• [To be done]
Copy exactly, and only, the lines below from the first through the one containing "red_gap = [302, 162, 68.5, 7.6, 6.0e-4, 1.46e-8, 1.0e-10]", both included; pictures are omitted.

• [Data lines]
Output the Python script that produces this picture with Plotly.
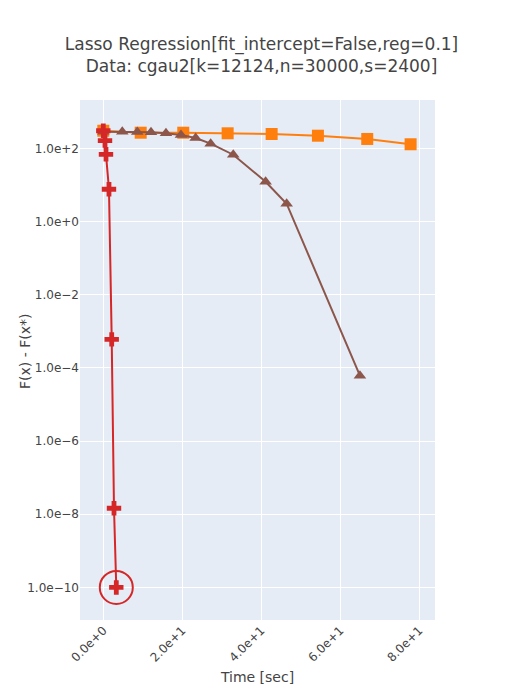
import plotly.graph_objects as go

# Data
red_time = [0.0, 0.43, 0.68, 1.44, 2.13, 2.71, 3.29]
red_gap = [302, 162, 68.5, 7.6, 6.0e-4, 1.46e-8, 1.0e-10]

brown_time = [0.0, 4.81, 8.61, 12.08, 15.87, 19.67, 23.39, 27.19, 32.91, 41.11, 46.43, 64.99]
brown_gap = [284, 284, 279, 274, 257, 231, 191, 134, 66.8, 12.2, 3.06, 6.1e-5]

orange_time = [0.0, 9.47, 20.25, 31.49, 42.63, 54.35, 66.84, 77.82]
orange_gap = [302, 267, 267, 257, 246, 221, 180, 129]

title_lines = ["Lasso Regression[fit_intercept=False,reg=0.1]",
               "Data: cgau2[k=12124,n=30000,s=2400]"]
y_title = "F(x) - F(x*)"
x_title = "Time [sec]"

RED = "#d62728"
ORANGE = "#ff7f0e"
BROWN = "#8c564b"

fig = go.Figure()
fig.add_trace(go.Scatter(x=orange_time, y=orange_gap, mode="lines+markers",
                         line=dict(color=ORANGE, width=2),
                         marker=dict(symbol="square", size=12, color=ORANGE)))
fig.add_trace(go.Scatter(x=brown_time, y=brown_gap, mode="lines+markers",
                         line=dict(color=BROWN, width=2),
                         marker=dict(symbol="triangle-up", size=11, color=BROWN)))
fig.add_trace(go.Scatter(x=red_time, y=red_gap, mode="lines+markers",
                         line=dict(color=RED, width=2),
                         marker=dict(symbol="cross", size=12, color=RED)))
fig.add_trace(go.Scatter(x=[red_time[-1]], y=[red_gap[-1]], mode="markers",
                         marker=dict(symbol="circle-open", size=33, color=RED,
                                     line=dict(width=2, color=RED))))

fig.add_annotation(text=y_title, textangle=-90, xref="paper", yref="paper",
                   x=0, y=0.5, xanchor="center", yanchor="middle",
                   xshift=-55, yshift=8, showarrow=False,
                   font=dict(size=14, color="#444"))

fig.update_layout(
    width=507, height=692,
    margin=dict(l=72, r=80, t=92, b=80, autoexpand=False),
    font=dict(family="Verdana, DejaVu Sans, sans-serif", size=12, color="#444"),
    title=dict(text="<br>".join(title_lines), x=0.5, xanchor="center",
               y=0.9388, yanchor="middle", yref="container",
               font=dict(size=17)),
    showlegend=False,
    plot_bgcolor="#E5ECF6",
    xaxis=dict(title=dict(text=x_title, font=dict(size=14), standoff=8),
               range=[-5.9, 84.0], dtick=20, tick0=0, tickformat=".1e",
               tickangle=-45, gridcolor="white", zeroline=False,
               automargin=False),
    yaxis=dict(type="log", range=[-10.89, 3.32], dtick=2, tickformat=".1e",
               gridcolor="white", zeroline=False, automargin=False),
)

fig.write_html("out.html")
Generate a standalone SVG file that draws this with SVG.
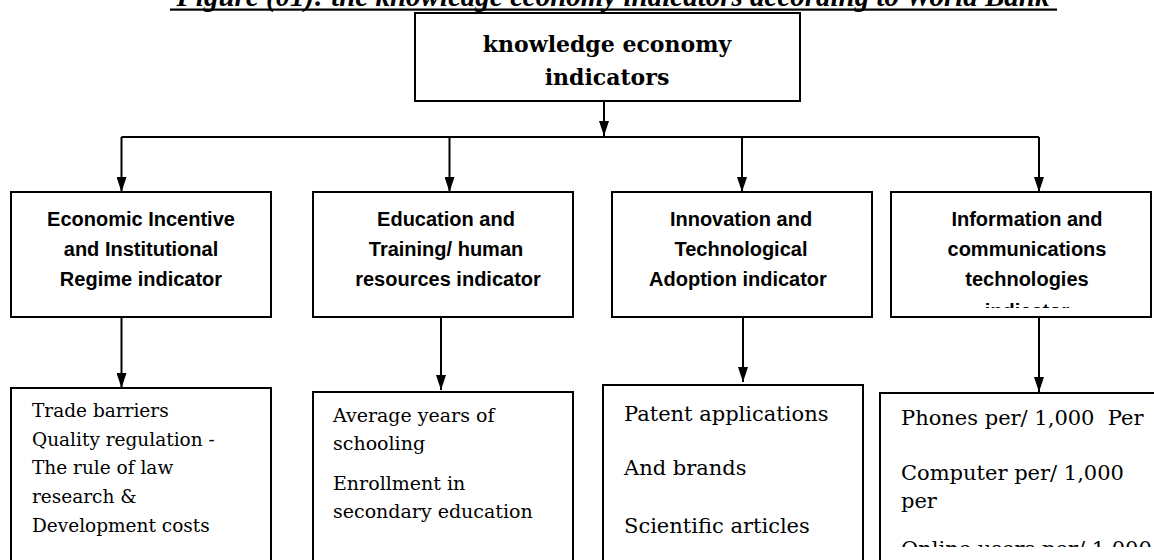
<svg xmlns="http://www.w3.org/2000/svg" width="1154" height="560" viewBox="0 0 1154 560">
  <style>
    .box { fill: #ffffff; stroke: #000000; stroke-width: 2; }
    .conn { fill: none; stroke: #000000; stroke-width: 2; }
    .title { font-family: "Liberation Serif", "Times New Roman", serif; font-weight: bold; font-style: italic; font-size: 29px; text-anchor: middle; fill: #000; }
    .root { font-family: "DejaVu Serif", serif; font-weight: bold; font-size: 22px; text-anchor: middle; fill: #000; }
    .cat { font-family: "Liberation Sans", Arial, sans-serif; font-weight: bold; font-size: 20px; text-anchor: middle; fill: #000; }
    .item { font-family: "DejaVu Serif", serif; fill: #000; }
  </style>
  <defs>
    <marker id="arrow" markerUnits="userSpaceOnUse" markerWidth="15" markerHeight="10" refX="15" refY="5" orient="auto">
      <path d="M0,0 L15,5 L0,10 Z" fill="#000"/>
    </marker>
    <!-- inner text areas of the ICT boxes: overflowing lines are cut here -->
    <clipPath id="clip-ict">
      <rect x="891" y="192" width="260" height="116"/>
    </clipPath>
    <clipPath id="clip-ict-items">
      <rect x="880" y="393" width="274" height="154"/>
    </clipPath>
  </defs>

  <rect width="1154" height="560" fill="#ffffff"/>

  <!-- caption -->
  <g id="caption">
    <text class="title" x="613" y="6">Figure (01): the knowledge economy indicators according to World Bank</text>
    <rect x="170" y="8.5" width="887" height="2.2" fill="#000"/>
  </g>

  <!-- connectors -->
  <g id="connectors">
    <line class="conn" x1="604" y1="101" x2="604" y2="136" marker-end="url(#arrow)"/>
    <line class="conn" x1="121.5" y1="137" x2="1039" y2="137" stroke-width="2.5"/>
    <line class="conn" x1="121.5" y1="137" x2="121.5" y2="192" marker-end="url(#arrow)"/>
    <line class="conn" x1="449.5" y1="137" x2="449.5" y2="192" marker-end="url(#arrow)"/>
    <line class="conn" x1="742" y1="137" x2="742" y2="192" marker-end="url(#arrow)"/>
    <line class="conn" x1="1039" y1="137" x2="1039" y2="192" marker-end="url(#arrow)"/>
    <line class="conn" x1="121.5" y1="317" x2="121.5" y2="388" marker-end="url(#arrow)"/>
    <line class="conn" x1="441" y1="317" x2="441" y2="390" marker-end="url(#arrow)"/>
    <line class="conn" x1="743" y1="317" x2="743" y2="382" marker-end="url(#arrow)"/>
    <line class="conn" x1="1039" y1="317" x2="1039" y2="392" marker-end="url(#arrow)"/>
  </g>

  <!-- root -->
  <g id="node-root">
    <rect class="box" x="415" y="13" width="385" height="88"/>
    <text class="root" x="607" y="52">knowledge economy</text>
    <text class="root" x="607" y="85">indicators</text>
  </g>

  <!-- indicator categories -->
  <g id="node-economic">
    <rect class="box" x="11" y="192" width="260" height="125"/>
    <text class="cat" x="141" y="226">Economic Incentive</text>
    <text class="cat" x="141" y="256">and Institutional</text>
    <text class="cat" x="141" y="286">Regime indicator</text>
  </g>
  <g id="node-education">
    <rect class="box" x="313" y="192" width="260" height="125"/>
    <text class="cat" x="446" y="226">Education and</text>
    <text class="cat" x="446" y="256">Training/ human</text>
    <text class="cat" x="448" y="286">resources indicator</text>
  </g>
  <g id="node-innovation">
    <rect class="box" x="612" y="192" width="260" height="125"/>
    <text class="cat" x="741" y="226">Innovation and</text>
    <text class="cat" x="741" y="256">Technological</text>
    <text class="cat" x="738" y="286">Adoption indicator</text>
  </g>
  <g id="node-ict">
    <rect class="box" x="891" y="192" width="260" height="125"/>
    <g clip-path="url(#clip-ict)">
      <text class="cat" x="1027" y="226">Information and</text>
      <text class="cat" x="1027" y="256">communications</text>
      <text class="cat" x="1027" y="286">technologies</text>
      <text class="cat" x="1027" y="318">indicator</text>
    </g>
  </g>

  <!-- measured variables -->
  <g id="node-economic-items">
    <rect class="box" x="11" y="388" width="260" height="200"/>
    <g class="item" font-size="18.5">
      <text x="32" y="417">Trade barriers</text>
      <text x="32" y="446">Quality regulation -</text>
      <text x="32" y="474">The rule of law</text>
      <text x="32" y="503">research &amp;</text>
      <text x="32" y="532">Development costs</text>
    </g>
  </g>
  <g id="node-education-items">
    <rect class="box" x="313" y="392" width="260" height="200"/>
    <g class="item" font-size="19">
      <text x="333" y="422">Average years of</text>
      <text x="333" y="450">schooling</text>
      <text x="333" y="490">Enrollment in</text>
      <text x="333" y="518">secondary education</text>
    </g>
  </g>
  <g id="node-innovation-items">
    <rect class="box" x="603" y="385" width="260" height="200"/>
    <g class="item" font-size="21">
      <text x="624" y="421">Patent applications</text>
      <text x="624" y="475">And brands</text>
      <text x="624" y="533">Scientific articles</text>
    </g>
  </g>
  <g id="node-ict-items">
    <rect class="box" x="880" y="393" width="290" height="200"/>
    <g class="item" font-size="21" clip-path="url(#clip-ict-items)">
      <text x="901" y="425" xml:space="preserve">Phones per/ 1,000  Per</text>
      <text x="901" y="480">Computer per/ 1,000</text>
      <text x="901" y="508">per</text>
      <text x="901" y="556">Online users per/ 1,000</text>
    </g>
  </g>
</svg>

• [Written response]
Output the Python script that produces this picture with Plotly.
import plotly.graph_objects as go

# Data
red_time = [0.0, 0.43, 0.68, 1.44, 2.13, 2.71, 3.29]
red_gap = [302, 162, 68.5, 7.6, 6.0e-4, 1.46e-8, 1.0e-10]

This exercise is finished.